** Short task **
Copy exactly the lines that run from the top of the listing to the line containing "0.060, 0.027, -0.154]", both ends included, and omit the pictures.

** Data segment **
** start **
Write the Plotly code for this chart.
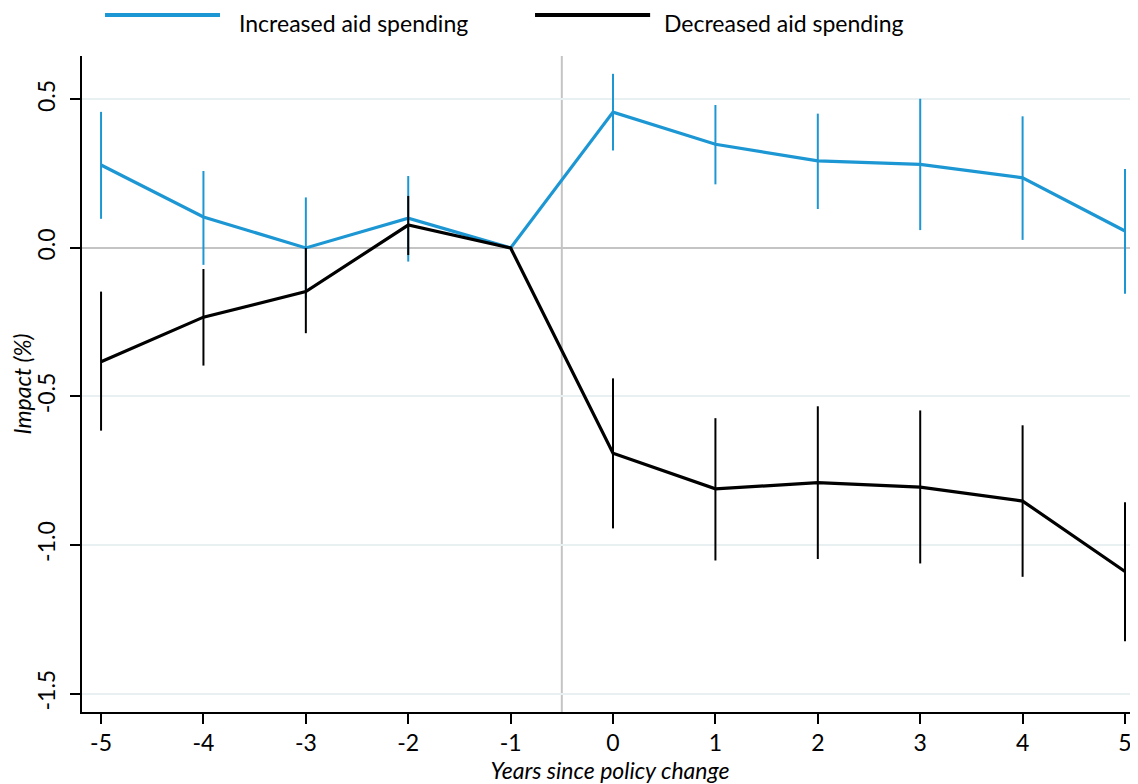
import plotly.graph_objects as go

years = [-5, -4, -3, -2, -1, 0, 1, 2, 3, 4, 5]
year_labels = ["-5", "-4", "-3", "-2", "-1", "0", "1", "2", "3", "4", "5"]

series_names = ["Increased aid spending", "Decreased aid spending"]
series_colors = ["#1d97d3", "#000000"]

inc_est = [0.279, 0.104, 0.0, 0.100, 0.0, 0.457, 0.349, 0.293, 0.281, 0.236, 0.057]
inc_hi = [0.458, 0.259, 0.170, 0.242, 0.0, 0.586, 0.481, 0.452, 0.502, 0.443, 0.266]
inc_lo = [0.098, -0.057, -0.170, -0.046, 0.0, 0.328, 0.214, 0.131, 0.060, 0.027, -0.154]

dec_est = [-0.383, -0.233, -0.147, 0.077, 0.0, -0.691, -0.811, -0.790, -0.805, -0.852, -1.089]
dec_hi = [-0.147, -0.071, 0.0, 0.175, 0.0, -0.439, -0.573, -0.533, -0.547, -0.597, -0.856]
dec_lo = [-0.615, -0.396, -0.287, -0.024, 0.0, -0.944, -1.052, -1.047, -1.062, -1.107, -1.324]

y_ticks = [0.5, 0.0, -0.5, -1.0, -1.5]
y_tick_labels = ["0.5", "0.0", "-0.5", "-1.0", "-1.5"]

policy_change_x = -0.5

FONT = "Lato, 'Open Sans', sans-serif"

fig = go.Figure()

for name, color, est, hi, lo in [
    (series_names[0], series_colors[0], inc_est, inc_hi, inc_lo),
    (series_names[1], series_colors[1], dec_est, dec_hi, dec_lo),
]:
    plus = [h - e for h, e in zip(hi, est)]
    minus = [e - l for e, l in zip(est, lo)]
    fig.add_trace(go.Scatter(
        x=years, y=est, mode="lines", name=name,
        line=dict(color=color, width=3.2),
        error_y=dict(type="data", symmetric=False, array=plus, arrayminus=minus,
                     width=0, thickness=2, color=color),
        showlegend=False,
    ))

fig.add_vline(x=policy_change_x, line=dict(color="#c4c4c4", width=2), layer="below")

# manual legend with long line samples (paper coordinates of the plot area)
legend_line_x = [(0.0218, 0.1307), (0.4290, 0.5380)]
legend_text_x = [0.1477, 0.5500]
legend_line_y = 1.0625
legend_text_top = 1.0730  # top edge of the figure
for (x0, x1), tx, name, color in zip(legend_line_x, legend_text_x, series_names, series_colors):
    fig.add_shape(type="line", xref="paper", yref="paper", x0=x0, x1=x1,
                  y0=legend_line_y, y1=legend_line_y, line=dict(color=color, width=4))
    fig.add_annotation(xref="paper", yref="paper", x=tx, y=legend_text_top,
                       text=name, showarrow=False, xanchor="left", yanchor="top",
                       borderpad=0,
                       font=dict(family=FONT, size=23, color="#000000"))

# the page body has an 8px margin, so the figure is 8px smaller
fig.update_layout(
    width=1130, height=776,
    margin=dict(l=74, r=0, t=48, b=72),
    paper_bgcolor="white", plot_bgcolor="white",
    font=dict(family=FONT, size=23, color="#000000"),
    showlegend=False,
)

fig.update_xaxes(
    range=[-5.186, 5.127],
    tickvals=years, ticktext=year_labels,
    ticks="outside", ticklen=10, tickwidth=1.5, tickcolor="#000000",
    showline=True, linecolor="#000000", linewidth=1.5,
    showgrid=False, zeroline=False,
    tickfont=dict(size=23),
    automargin=False,
    title=dict(text="<i>Years since policy change</i>", font=dict(size=23), standoff=0),
)

fig.update_yaxes(
    range=[-1.562, 0.646],
    tickvals=y_ticks, ticktext=y_tick_labels, tickangle=-90,
    ticks="outside", ticklen=10, tickwidth=1.5, tickcolor="#000000",
    ticklabelstandoff=6,
    showline=True, linecolor="#000000", linewidth=1.5,
    showgrid=True, gridcolor="#e9f0f2", gridwidth=2,
    zeroline=True, zerolinecolor="#c4c4c4", zerolinewidth=2,
    tickfont=dict(size=23),
    automargin=False,
    title=dict(text="<i>Impact (%)</i>", font=dict(size=23), standoff=0),
)

fig.write_html("out.html")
** end **
** Response below **
Write the Plotly code for this chart.
import plotly.graph_objects as go

years = [-5, -4, -3, -2, -1, 0, 1, 2, 3, 4, 5]
year_labels = ["-5", "-4", "-3", "-2", "-1", "0", "1", "2", "3", "4", "5"]

series_names = ["Increased aid spending", "Decreased aid spending"]
series_colors = ["#1d97d3", "#000000"]

inc_est = [0.279, 0.104, 0.0, 0.100, 0.0, 0.457, 0.349, 0.293, 0.281, 0.236, 0.057]
inc_hi = [0.458, 0.259, 0.170, 0.242, 0.0, 0.586, 0.481, 0.452, 0.502, 0.443, 0.266]
inc_lo = [0.098, -0.057, -0.170, -0.046, 0.0, 0.328, 0.214, 0.131, 0.060, 0.027, -0.154]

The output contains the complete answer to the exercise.